Security company G4S is recruiting ex-police officers for a new investigation into the Hillsborough disaster in which 96 men, women and children were crushed to death.
The company that bungled Olympic security has been advertising for retired detectives, family liaison officers and others to work on a two-year investigation in the north west of England. G4S today was reluctant to confirm that it was the Hillsborough investigation that is being led by Jon Stoddart, a former Chief Constable of Durham.
G4S is seeking investigators to work alongside the Independent Police Complaints Commission. The pay on offer is £14 to £17-an-hour. The rate being charged to the taxpayer is "commercially sensitive information".
One sunny spring day in April 1989, at Sheffield Wednesday's Hillsborough Stadium, 96 Liverpool fans were crushed to death and hundreds more were injured.
The families of the dead have fought for 23 years to get to the truth. Inquiries, litigation, disciplinary investigations, inquests, judicial reviews, a judicial scrutiny, and the private prosecution of the two most senior police officers in command on the day, all failed to deliver.
Finally, in September last year, the Hillsborough Independent Panel published a forensic rebuttal of the police claim that Liverpool fans were responsible for the disaster. The Panel said 41 of the dead might have survived if 999 services had done their job properly.
In December Home Secretary Theresa May announced two fresh inquiries to "belatedly deliver justice for the victims and their families". This opened up the possibility of manslaughter charges.
One inquiry, led by Jon Stoddart, is investigating the disaster's causes and the 999 services' performance. The other, by the IPCC alone, is examining what the police did after the disaster — the cover-up. Both teams will be based at Warrington, Cheshire. Fresh inquests are to be held early next year.
This week Doug Dawson, an executive with G4S Policing Solutions, emailed members of the National Association of Retired Police Officers seeking help in finding staff for "a major investigation based in the north west". He said: "We are looking for ex investigators with major/serious crime experience. Pay rates will vary between £14-17 per hour."
A G4S recruitment ad posted yesterday called for staff to join an "inquiry team based in the north west of England for approximately two years". Applications would not be accepted from anyone connected to Merseyside, West Yorkshire, South Yorkshire and West Midlands police forces. Late today G4S confirmed the Hillsborough connection.
The company's involvement in this emotionally charged investigation may prove controversial, and not only because of its reputation for incompetence.
The name G4S is strongly associated with death by asphyxia.
This month an inquest jury heard how Jimmy Mubenga cried out for help 50 times while being restrained by G4S guards during a forcible deportation. Fifteen-year-old Gareth Myatt died after restraint by G4S guards at Rainsbrook Secure Training Centre near Rugby in 2004.

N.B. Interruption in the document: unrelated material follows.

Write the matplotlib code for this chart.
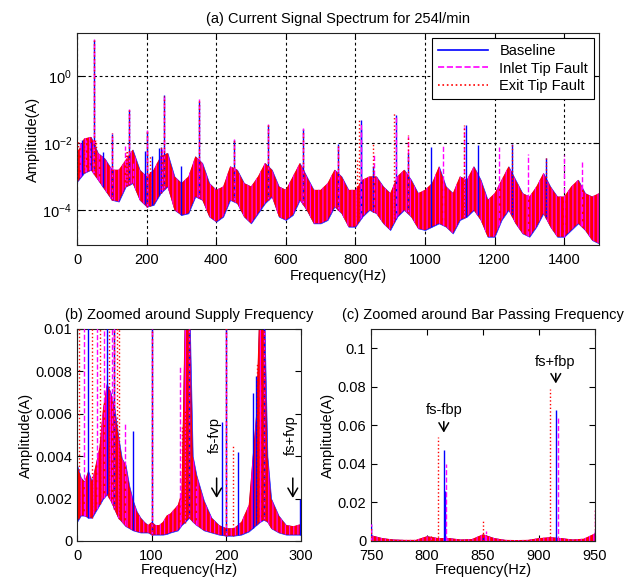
import numpy as np
import matplotlib.pyplot as plt
from matplotlib.lines import Line2D
from matplotlib.ticker import FixedLocator, NullLocator, LogFormatterSciNotation

plt.rcParams['font.family'] = ['Liberation Sans', 'DejaVu Sans']
plt.rcParams['mathtext.fontset'] = 'custom'
plt.rcParams['mathtext.rm'] = 'Liberation Sans'
plt.rcParams['mathtext.it'] = 'Liberation Sans:italic'
plt.rcParams['font.size'] = 10
plt.rcParams['hatch.linewidth'] = 0.9

# ---- spectral peaks per series (Hz, A) ----
base_pk_f = [15, 40, 50, 75, 100, 150, 194, 200, 215, 236, 240, 250, 299, 350, 450, 550,
             650, 750, 815.5, 816.5, 850, 915.5, 950, 1016, 1117, 1151, 1251, 1349]
base_pk_a = [0.012, 0.011, 12.0, 0.0052, 0.019, 0.095, 0.0056, 0.022, 0.0042, 0.007, 0.0078,
             0.26, 0.002, 0.17, 0.012, 0.035, 0.026, 0.009, 0.047, 0.026, 0.002, 0.068, 0.005,
             0.0076, 0.034, 0.0085, 0.0095, 0.0036]

inlet_pk_f = [10, 27, 36, 47, 50, 64, 100, 138, 150, 160, 200, 245, 250, 350, 450, 550,
              650, 750, 817, 853, 917.3, 950, 1053, 1111, 1212, 1297, 1400, 1450]
inlet_pk_a = [0.012, 0.012, 0.011, 0.012, 13.0, 0.0055, 0.02, 0.0082, 0.1, 0.0026, 0.024,
              0.0075, 0.24, 0.2, 0.013, 0.037, 0.027, 0.009, 0.040, 0.005, 0.064, 0.016,
              0.0085, 0.03, 0.0076, 0.0048, 0.0043, 0.0027]

exit_pk_f = [3, 20, 31, 43, 50, 53, 56, 100, 141, 144, 150, 200, 209, 241, 250, 350, 450,
             550, 650, 750, 804, 810, 850, 910, 950, 1111, 1251, 1349]
exit_pk_a = [0.012, 0.012, 0.012, 0.012, 13.5, 0.012, 0.012, 0.02, 0.0054, 0.0062, 0.1,
             0.023, 0.0045, 0.0084, 0.25, 0.19, 0.012, 0.037, 0.025, 0.008, 0.003, 0.054,
             0.0104, 0.079, 0.0173, 0.034, 0.0095, 0.0036]

# ---- dense noise band of the full spectrum (log10 A) ----
band_f = list(range(0, 1501, 20))
band_hi_log = [-2.32, -1.87, -1.82, -2.3, -2.47, -2.8, -2.8, -2.5, -2.2, -2.8, -3.0, -2.8,
               -2.4, -2.3, -3.0, -3.2, -3.0, -2.4, -2.6, -3.2, -3.4, -3.3, -2.7, -2.8, -3.2,
               -3.3, -3.0, -2.6, -2.8, -3.3, -3.4, -3.0, -2.6, -3.0, -3.4, -3.4, -3.2, -2.8,
               -3.0, -3.4, -3.4, -3.1, -3.0, -3.0, -3.3, -3.5, -3.0, -2.8, -3.1, -3.5, -3.4,
               -3.2, -2.7, -3.3, -3.5, -3.0, -3.1, -2.7, -3.1, -3.7, -3.5, -3.1, -2.7, -3.1,
               -3.5, -3.6, -3.3, -2.9, -3.3, -3.6, -3.6, -3.3, -3.1, -3.5, -3.6, -3.5]
band_lo_log = [-3.16, -2.9, -2.8, -3.1, -3.4, -3.7, -3.75, -3.3, -3.2, -3.7, -3.9, -3.85,
               -3.5, -3.3, -4.0, -4.15, -4.1, -3.6, -3.7, -4.2, -4.35, -4.2, -3.7, -3.8, -4.2,
               -4.4, -4.1, -3.8, -3.6, -4.2, -4.3, -4.15, -3.7, -4.0, -4.4, -4.4, -4.3, -3.9,
               -4.1, -4.5, -4.5, -4.2, -4.0, -4.1, -4.4, -4.6, -4.2, -4.0, -4.2, -4.55, -4.6,
               -4.5, -4.4, -4.5, -4.7, -4.3, -4.2, -4.0, -4.3, -4.8, -4.8, -4.3, -4.0, -4.4,
               -4.7, -4.8, -4.5, -4.1, -4.5, -4.8, -4.8, -4.6, -4.4, -4.6, -4.9, -5.0]

# ---- noise band around supply frequency (linear A) ----
b_f = [0, 5, 10, 15, 20, 25, 30, 35, 40, 45, 50, 55, 60, 65, 70, 75, 80, 85, 90, 95, 100,
       105, 110, 115, 120, 125, 130, 135, 140, 145, 150, 155, 160, 170, 180, 190, 200, 210,
       220, 230, 240, 245, 250, 255, 260, 270, 280, 290, 300]
b_lo = [0.0009, 0.0012, 0.0012, 0.0011, 0.0011, 0.0014, 0.0017, 0.0020, 0.0022, 0.0019,
        0.0015, 0.0011, 0.0009, 0.0007, 0.0006, 0.0005, 0.00045, 0.0004, 0.0004, 0.0004,
        0.0003, 0.0003, 0.0003, 0.0003, 0.00033, 0.0004, 0.00045, 0.0005, 0.00075, 0.0009,
        0.0011, 0.0009, 0.00075, 0.0005, 0.0004, 0.0003, 0.00025, 0.00025, 0.0003, 0.00045,
        0.00075, 0.0009, 0.001, 0.0009, 0.0006, 0.0004, 0.0003, 0.0003, 0.0003]
b_hi = [0.0036, 0.003, 0.0028, 0.0033, 0.0028, 0.0036, 0.0044, 0.0063, 0.0074, 0.007,
        0.0063, 0.005, 0.0039, 0.0036, 0.0026, 0.0019, 0.0014, 0.0011, 0.0009, 0.00075,
        0.0009, 0.00075, 0.00075, 0.0009, 0.0012, 0.0013, 0.0015, 0.0017, 0.0023, 0.012,
        0.012, 0.004, 0.0031, 0.0019, 0.0011, 0.00075, 0.0006, 0.0006, 0.0009, 0.0017,
        0.006, 0.012, 0.012, 0.004, 0.002, 0.0012, 0.00075, 0.0007, 0.0008]

# ---- noise floor around bar passing frequency (linear A) ----
c_f = list(range(750, 951, 10))
c_lo = [0.0] * len(c_f)
c_hi = [0.003, 0.0015, 0.0008, 0.0006, 0.0006, 0.0025, 0.0015, 0.0015, 0.0008, 0.001,
        0.0035, 0.0015, 0.0006, 0.0005, 0.0006, 0.0015, 0.002, 0.0015, 0.0008, 0.0012, 0.004]

series = [
    ('Baseline', base_pk_f, base_pk_a, 'blue', '-'),
    ('Inlet Tip Fault', inlet_pk_f, inlet_pk_a, 'magenta', '--'),
    ('Exit Tip Fault', exit_pk_f, exit_pk_a, 'red', ':'),
]


def style_axes(ax):
    ax.tick_params(direction='in', top=True, right=True, length=4, labelsize=10.5)
    ax.tick_params(axis='x', pad=6)
    for s in ax.spines.values():
        s.set_linewidth(0.8)
        s.set_color('#222222')


def draw_band(ax, f, lo, hi):
    ax.fill_between(f, lo, hi, facecolor='blue', edgecolor='#3030ff', linewidth=0.5, zorder=1)
    ax.fill_between(f, lo, hi, facecolor='red', edgecolor='magenta', hatch='||||',
                    linewidth=0, zorder=2)


def draw_peaks(ax, f_lo, f_hi, base_f, base_lo):
    for name, pf, pa, col, ls in series:
        pf = np.array(pf)
        pa = np.array(pa)
        m = (pf >= f_lo) & (pf <= f_hi)
        base = np.interp(pf[m], base_f, base_lo)
        ax.vlines(pf[m], base, pa[m], colors=col, linestyles=ls, linewidth=1.0, zorder=3)


fig = plt.figure(figsize=(6.33, 5.87), dpi=100)
W, H = 633, 587
ax1 = fig.add_axes([77 / W, 1 - 245 / H, 522 / W, 212 / H])
ax2 = fig.add_axes([77 / W, 1 - 541 / H, 224 / W, 212 / H])
ax3 = fig.add_axes([371 / W, 1 - 541 / H, 224 / W, 212 / H])

# (a) full spectrum
ax1.set_yscale('log')
lo_a = 10 ** np.array(band_lo_log)
hi_a = 10 ** np.array(band_hi_log)
draw_band(ax1, band_f, lo_a, hi_a)
draw_peaks(ax1, 0, 1500, band_f, lo_a)
ax1.set_xlim(0, 1500)
ax1.set_ylim(9e-6, 19)
ax1.yaxis.set_major_locator(FixedLocator([1e-4, 1e-2, 1e0]))
ax1.yaxis.set_minor_locator(NullLocator())
ax1.yaxis.set_major_formatter(LogFormatterSciNotation())
ax1.set_xticks(range(0, 1401, 200))
ax1.grid(True, color='black', linestyle=(0, (2.5, 2.5)), linewidth=0.8)
ax1.set_axisbelow(True)
ax1.set_title('(a) Current Signal Spectrum for 254l/min', fontsize=10.5, pad=7)
ax1.set_xlabel('Frequency(Hz)', fontsize=10.5, labelpad=1)
ax1.set_ylabel('Amplitude(A)', fontsize=10.5, labelpad=2)
style_axes(ax1)
handles = [Line2D([], [], color=c, linestyle=ls, linewidth=1.2) for _, _, _, c, ls in series]
leg = ax1.legend(handles, [s[0] for s in series], loc='upper right', fontsize=10.5,
                 fancybox=False, edgecolor='black', framealpha=1, handlelength=3.4,
                 borderaxespad=0.35, labelspacing=0.25, borderpad=0.4)
leg.get_frame().set_linewidth(0.8)

# (b) zoom around supply frequency
draw_band(ax2, b_f, b_lo, b_hi)
draw_peaks(ax2, 0, 300, b_f, b_lo)
ax2.set_xlim(0, 300)
ax2.set_ylim(0, 0.01)
ax2.set_xticks([0, 100, 200, 300])
ax2.set_yticks([0, 0.002, 0.004, 0.006, 0.008, 0.01])
ax2.set_yticklabels(['0', '0.002', '0.004', '0.006', '0.008', '0.01'])
ax2.set_title('(b) Zoomed around Supply Frequency', fontsize=10.5, pad=7)
ax2.set_xlabel('Frequency(Hz)', fontsize=10.5, labelpad=0)
ax2.set_ylabel('Amplitude(A)', fontsize=10.5, labelpad=2)
style_axes(ax2)
arrow = dict(arrowstyle='->,head_width=0.35,head_length=0.6', color='black', lw=1.1)
ax2.annotate('', xy=(187, 0.0019), xytext=(187, 0.0031), arrowprops=arrow, zorder=5)
ax2.text(185, 0.005, 'fs-fvp', rotation=90, ha='center', va='center', fontsize=10.5)
ax2.annotate('', xy=(289, 0.0019), xytext=(289, 0.0031), arrowprops=arrow, zorder=5)
ax2.text(287, 0.005, 'fs+fvp', rotation=90, ha='center', va='center', fontsize=10.5)

# (c) zoom around bar passing frequency
draw_band(ax3, c_f, c_lo, c_hi)
draw_peaks(ax3, 750, 950, c_f, c_lo)
ax3.set_xlim(750, 950)
ax3.set_ylim(0, 0.11)
ax3.set_xticks([750, 800, 850, 900, 950])
ax3.set_yticks([0, 0.02, 0.04, 0.06, 0.08, 0.1])
ax3.set_yticklabels(['0', '0.02', '0.04', '0.06', '0.08', '0.1'])
ax3.set_title('(c) Zoomed around Bar Passing Frequency', fontsize=10.5, pad=7)
ax3.set_xlabel('Frequency(Hz)', fontsize=10.5, labelpad=0)
ax3.set_ylabel('Amplitude(A)', fontsize=10.5, labelpad=2)
style_axes(ax3)
ax3.annotate('', xy=(815, 0.0548), xytext=(815, 0.0634), arrowprops=arrow, zorder=5)
ax3.text(815, 0.068, 'fs-fbp', ha='center', va='center', fontsize=10.5)
ax3.annotate('', xy=(915, 0.0803), xytext=(915, 0.0884), arrowprops=arrow, zorder=5)
ax3.text(914, 0.0928, 'fs+fbp', ha='center', va='center', fontsize=10.5)

fig.savefig('out.png', dpi=100)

In July last year the Crown Prosecution Service announced that it would not prosecute G4S for corporate manslaughter over the death of Jimmy Mubenga. In the House of Lords, crossbencher David Ramsbotham, the former chief inspector of prisons who is conducting an independent inquiry into the use of restraint, condemned the decision. He said:
“In the face of all the evidence that we have gathered, quite apart from all the other evidence that was available, I find that CPS decision, at kindest, perverse. Passengers reported hearing Mr Mubenga cry out that he could not breathe and that the guards were killing him. There had been Home Office warnings to G4S in 2006 about the dangers of using positional asphyxia. There had been stringent criticisms by the coroner in the case of Gareth Myatt, a 15 year-old who died in Rainsbrook Secure Training Centre following the use of similar procedures for restraint by G4S guards. He, too, had called out that he could not breathe before he died.”